1. Field of the Invention
This invention relates to a disk used as an optical information recording medium, a disk recording apparatus for recording data on the disk, and a disk reproducing apparatus for reproducing data from the disk.
2. Description of the Prior Art
As a recording medium capable of high density recording of data, an optical disk is known. As one method of further improving the recording density of the optical disk, such a method is considered that the gap between each adjacent signal recording tracks is narrowed in order to improve the recording density in the radial direction of the disk. In this case, however, if a reading laser beam used during reproduction does not have a satisfactorily small spot diameter, narrowing the gap between adjacent recording tracks simply results in signals of the tracks to a targeted track being readout in addition to the signal of the targeted track, thus causing a problem in that unnecessary crosstalk components are mixed into a reproduced signal at the signal detection stage. The existence of crosstalk causes an inter-code interference between signal tracks, resulting in an increase in error rate of a reproduced signal. As a result, an attempt has been made to electrically cancel any crosstalk component developed through the optical reproducing system to improve the quality of a reproduced signal.

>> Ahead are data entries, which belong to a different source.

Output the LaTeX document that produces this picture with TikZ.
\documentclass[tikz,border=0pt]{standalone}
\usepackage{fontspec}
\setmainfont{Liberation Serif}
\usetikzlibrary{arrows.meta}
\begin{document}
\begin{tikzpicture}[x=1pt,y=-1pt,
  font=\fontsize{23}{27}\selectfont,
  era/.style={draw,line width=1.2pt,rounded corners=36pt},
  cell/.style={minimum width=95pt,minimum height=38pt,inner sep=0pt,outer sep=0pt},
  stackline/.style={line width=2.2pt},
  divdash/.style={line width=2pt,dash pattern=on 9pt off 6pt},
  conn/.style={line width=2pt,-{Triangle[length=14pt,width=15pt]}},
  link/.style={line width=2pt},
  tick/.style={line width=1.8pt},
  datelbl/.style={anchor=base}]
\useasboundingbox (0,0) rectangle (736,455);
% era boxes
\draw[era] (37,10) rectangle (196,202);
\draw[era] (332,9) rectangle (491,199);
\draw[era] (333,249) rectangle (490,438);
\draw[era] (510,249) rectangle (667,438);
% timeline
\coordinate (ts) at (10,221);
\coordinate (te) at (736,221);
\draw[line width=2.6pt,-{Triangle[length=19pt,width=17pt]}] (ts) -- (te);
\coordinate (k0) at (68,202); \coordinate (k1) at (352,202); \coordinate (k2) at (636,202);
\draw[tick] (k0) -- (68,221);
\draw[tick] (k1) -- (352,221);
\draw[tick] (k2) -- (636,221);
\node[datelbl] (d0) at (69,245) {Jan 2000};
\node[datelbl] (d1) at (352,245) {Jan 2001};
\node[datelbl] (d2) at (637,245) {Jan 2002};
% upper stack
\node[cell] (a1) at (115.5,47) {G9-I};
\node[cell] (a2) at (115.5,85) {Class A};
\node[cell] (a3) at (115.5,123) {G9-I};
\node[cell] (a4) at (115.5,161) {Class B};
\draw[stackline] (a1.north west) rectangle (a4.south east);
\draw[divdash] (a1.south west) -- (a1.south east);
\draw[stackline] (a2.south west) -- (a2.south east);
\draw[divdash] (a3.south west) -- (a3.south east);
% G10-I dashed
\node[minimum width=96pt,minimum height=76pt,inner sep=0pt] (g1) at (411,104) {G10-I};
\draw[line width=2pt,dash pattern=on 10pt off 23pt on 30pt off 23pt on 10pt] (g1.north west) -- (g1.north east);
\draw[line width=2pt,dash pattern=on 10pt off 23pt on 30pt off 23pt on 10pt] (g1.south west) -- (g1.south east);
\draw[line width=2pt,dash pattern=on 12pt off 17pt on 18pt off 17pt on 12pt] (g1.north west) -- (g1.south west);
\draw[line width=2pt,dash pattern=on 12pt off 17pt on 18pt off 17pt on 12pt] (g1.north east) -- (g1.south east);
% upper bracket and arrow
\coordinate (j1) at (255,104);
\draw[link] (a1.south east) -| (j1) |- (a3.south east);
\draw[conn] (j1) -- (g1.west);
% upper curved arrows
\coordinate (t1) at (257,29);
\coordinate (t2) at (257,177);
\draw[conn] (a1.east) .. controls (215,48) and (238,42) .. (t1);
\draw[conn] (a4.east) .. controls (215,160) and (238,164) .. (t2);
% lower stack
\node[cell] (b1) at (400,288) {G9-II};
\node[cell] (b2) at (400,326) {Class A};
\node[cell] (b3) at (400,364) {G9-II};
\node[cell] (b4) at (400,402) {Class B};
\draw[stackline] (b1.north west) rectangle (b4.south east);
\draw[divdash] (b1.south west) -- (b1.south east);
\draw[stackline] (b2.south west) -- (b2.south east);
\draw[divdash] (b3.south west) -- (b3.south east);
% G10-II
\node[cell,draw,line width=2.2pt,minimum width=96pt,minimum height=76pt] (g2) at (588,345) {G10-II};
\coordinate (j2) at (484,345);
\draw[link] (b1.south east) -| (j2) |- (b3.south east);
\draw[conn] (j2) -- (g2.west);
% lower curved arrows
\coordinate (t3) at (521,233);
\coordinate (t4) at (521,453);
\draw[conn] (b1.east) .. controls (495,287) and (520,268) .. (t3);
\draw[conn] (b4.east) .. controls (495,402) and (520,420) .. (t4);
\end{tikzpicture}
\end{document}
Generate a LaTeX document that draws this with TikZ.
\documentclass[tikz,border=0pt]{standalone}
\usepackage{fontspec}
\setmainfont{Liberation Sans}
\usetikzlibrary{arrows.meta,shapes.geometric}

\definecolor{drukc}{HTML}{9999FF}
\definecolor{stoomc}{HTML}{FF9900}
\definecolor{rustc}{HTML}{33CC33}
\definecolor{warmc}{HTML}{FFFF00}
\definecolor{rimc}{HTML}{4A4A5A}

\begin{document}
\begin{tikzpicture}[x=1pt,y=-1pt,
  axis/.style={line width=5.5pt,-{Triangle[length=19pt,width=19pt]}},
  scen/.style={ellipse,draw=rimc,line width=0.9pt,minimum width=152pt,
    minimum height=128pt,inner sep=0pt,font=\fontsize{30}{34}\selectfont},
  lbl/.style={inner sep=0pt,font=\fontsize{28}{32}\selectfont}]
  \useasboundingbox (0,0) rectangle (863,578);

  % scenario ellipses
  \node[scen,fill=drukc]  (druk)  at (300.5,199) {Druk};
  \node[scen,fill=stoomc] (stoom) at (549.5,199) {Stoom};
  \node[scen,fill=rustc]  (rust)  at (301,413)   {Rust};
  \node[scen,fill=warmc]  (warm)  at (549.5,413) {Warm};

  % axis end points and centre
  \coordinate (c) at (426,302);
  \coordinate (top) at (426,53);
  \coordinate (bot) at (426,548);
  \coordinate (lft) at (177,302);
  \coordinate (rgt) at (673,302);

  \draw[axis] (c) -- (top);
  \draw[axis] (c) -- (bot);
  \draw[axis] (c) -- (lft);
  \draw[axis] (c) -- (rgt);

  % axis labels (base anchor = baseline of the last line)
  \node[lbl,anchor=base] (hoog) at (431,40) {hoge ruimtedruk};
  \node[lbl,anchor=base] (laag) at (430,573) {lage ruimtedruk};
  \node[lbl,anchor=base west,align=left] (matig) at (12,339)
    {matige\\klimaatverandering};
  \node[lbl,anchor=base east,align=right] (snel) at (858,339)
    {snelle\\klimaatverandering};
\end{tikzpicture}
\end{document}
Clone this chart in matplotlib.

For example, a method disclosed in Japanese Laid-Open Patent Application No. 3-40225 solves such a problem by presenting a reproduction method using a plurality of laser beams. That is, other than the laser beam for reproducing the targeted track, a plurality of laser beams are additionally provided for reproducing the track adjacent thereto in order to obtain crosstalk signals. These plural laser beams reproduce signals independently and then, the signals of the adjacent tracks are electrically subtracted from the signal of the targeted track including crosstalk signals to thereby reduce the crosstalk component.
In addition, as one method of recording signals on a disk, a constant angular velocity (CAV) system is known, in which a signal is recorded on or reproduced from a disk while the disk is being rotated at a constant angular velocity. In general, recording is made while controlling the rotation of the disk at a constant rotational speed by phase-synchronizing a spindle motor with the reference clock synchronized with the recording data.
However, with the method disclosed in Japanese Laid-Open Patent Application No. 3-40225, other than the laser beam for reproducing a targeted track, two laser beams and optical detectors are respectively provided for reproducing the adjacent tracks thereto, requiring three optical reproducing systems in total, which means that becomes complex and the operation difficult compared with the system using one laser beam for reproduction. In addition, other than the optical system, three signal processing system each including a pre-amplifier, an A/D converter, a digital filter and the like are required, thus causing an increase in production costs.
Here, the signals of the track adjacent to the targeted track are respective signals reproduced one rotation before and one rotation after the targeted signal when rotating the disk for continuous reproduction. As a result, it is theoretically possible to obtain the signals the adjacent tracks using two signal delay circuits each delaying a signal for one rotation of the disk. However, with a conventional disk, it was extremely difficult to obtain signals of one rotation before and one rotation after the targeted signal. This is because even with the CAV system having the rotation controlled at a constant rotational speed by a servo circuit, a jitter or unevenness of rotation, called wow flutter, due to unevenness in torque of the spindle motor, eccentricity of gravity of the disk and the like can unavoidably develop. As a result, even if a signal having a stable time axis is recorded directly on a disk having an unevenness in rotation, the disk to be obtained will be unstable in the number of clocks of the recorded signal for one rotation of the disk and the clock phase of the recorded signal. FIG. 5 shows an example the signal arrangement of the conventional disk shown above. From a reproduced signal of such a conventional disk, accurate signals of the tracks adjacent to the targeted track could not be obtained even if signal delay circuits each for one rotation of the disk are employed.
Therefore, with a conventional disk recording apparatus, signal data cannot be recorded on the disk so that the recorded signals of the tracks adjacent to the targeted track can be closely coincided in phase with each other, and with a conventional disk reproducing apparatus, it is very difficult to obtain accurate signals of the adjacent tracks.